I have a friend named Judy. Judy is both an adoptive mom and an LCSW and I don't think she's even aware of this, but I've heard her say two things regarding adoption that have always stuck with me. I'd like to pass them on in case they're helpful to anybody else.
The first example:
Judy recounted how she heard someone once tell her "But I just don't understand how you can love a child if they're not biologically related to you?"
Judy's calm but oh-so-wise response to the woman who expressed this concern was:
Judy: Do you share your husband's genes?
Woman: (Somewhat puzzled) Of course not!
Judy: But do you love your husband?
Woman: Well, of course!
Judy: But you don't share any genes with him- how can you love him?
Woman: Oh . . .
That simple explanation was enough for this woman to "get it" and understand something she didn't quite relate to previously.
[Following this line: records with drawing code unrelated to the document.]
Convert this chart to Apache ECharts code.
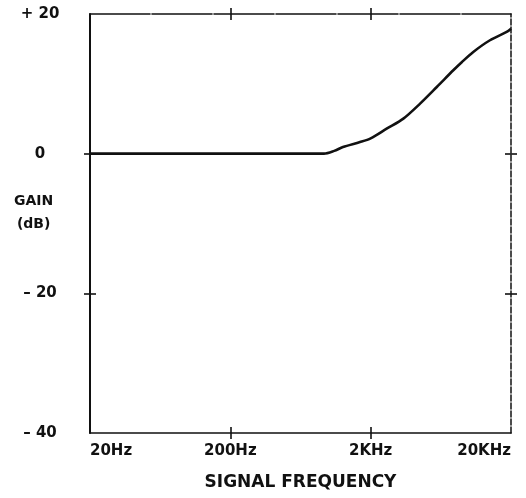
<!DOCTYPE html>
<html>
<head>
<meta charset="utf-8">
<script src="https://cdn.jsdelivr.net/npm/echarts@6/dist/echarts.min.js"></script>
<style>
html,body{margin:0;padding:0;background:#fff;}
#chart{width:526px;height:498px;}
</style>
</head>
<body>
<div id="chart"></div>
<script>
// Frequency in Hz (log axis, decades from 20 Hz)
var freqHz = [20, 500, 930, 1100, 1270, 1680, 2000, 2600, 3420, 4500, 5920, 7760, 8910, 10770, 14160, 18620, 20000];
// Gain in dB
var gainDb = [0, 0, 0, 0.4, 0.95, 1.66, 2.2, 3.58, 5.02, 7.17, 9.55, 11.94, 13.1, 14.57, 16.24, 17.43, 17.9];
var xTickLabels = ['20Hz', '200Hz', '2KHz', '20KHz'];
var yTickValues = [-40, -20, 0, 20];
var yTickLabels = ['– 40', '– 20', '0', '+ 20'];
var xTitle = 'SIGNAL FREQUENCY';
var yTitle = 'GAIN\n(dB)';

var baseFreq = 20;
var points = freqHz.map(function (f, i) { return [Math.log10(f / baseFreq), gainDb[i]]; });

var FONT = 'DejaVu Sans';
var black = '#111';

function xAx(pos, showLine, inside, showLabel, lineType, width) {
  return {
    type: 'value', position: pos, min: 0, max: 3, interval: 1,
    axisLine: { show: showLine, onZero: false, lineStyle: { color: black, width: width || 1.6, type: lineType || 'solid' } },
    axisTick: { show: true, inside: inside, length: 6, customValues: [1, 2], lineStyle: { color: black, width: 1.6 } },
    axisLabel: showLabel ? {
      show: true, margin: 11, color: black, fontFamily: FONT, fontWeight: 'bold', fontSize: 15,
      alignMinLabel: 'left', alignMaxLabel: 'right',
      formatter: function (v) { return xTickLabels[Math.round(v)]; }
    } : { show: false },
    splitLine: { show: false }
  };
}
function yAx(pos, showLine, inside, showLabel, lineType, width) {
  return {
    type: 'value', position: pos, min: -40, max: 20, interval: 20,
    axisLine: { show: showLine, onZero: false, lineStyle: { color: black, width: width || 1.6, type: lineType || 'solid' } },
    axisTick: { show: true, inside: inside, length: 6, customValues: [-20, 0], lineStyle: { color: black, width: 1.6 } },
    axisLabel: showLabel ? {
      show: true, margin: 50, align: 'center', color: black, fontFamily: FONT, fontWeight: 'bold', fontSize: 15,
      formatter: function (v) { var i = yTickValues.indexOf(Math.round(v)); return i >= 0 ? yTickLabels[i] : ''; }
    } : { show: false },
    splitLine: { show: false }
  };
}

var xMain = xAx('bottom', true, true, true);
xMain.name = xTitle;
xMain.nameLocation = 'middle';
xMain.nameGap = 41;
xMain.nameTextStyle = { color: black, fontFamily: FONT, fontWeight: 'bold', fontSize: 17 };

var chart = echarts.init(document.getElementById('chart'), null, { renderer: 'canvas' });
chart.setOption({
  animation: false,
  backgroundColor: '#fff',
  grid: { left: 90, right: 15, top: 14, bottom: 65, containLabel: false },
  xAxis: [
    xMain,
    xAx('bottom', false, false, false),
    xAx('top', true, true, false, [60, 2], 1.6),
    xAx('top', false, false, false)
  ],
  yAxis: [
    yAx('left', true, true, true, 'solid', 2),
    yAx('left', false, false, false),
    yAx('right', true, true, false, [6, 2], 1.5),
    yAx('right', false, false, false)
  ],
  graphic: [{
    type: 'text', left: 14, top: 190,
    style: { text: yTitle, fill: black, font: 'bold 14px "DejaVu Sans"', textAlign: 'center', lineHeight: 23, x: 20 }
  }],
  series: [{
    type: 'line', xAxisIndex: 0, yAxisIndex: 0,
    data: points, smooth: 0.3, showSymbol: false,
    lineStyle: { color: black, width: 2.6 }
  }]
});
</script>
</body>
</html>
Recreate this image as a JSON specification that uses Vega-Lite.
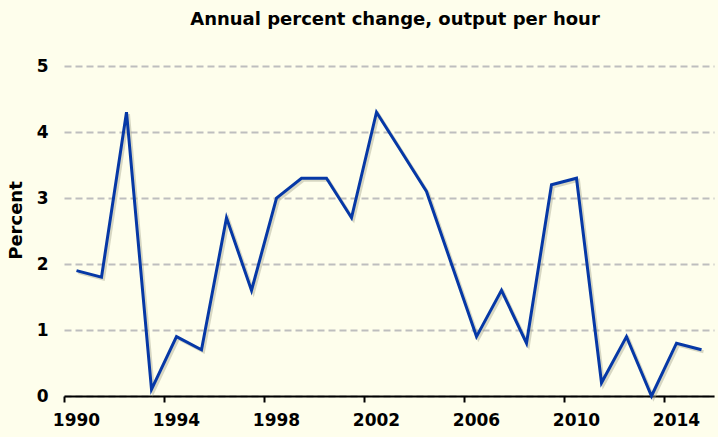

The second example is not something that Judy actually said but that one of her adopted daughters has told people in response to the question:
"How long have you known you were adopted?"
Her daughter's similarly rhetorical reply is "How long have you known you were a boy or a girl?" In other words, when something is never questioned or hidden but just explained as an obvious fact, then there is no sudden "A-ha" moment of realization because it's as natural as having a belly button- you don't question how it got there- it's just always been there.
I share those examples in the hopes that they might be helpful in explaining adoption to others or in reassuring any prospective adoptive parents out there that if you share with your child that they were adopted from the very beginning, it just becomes a part of who they are, which can be beneficial in preventing less identity confusion or resentment from not knowing later on in life.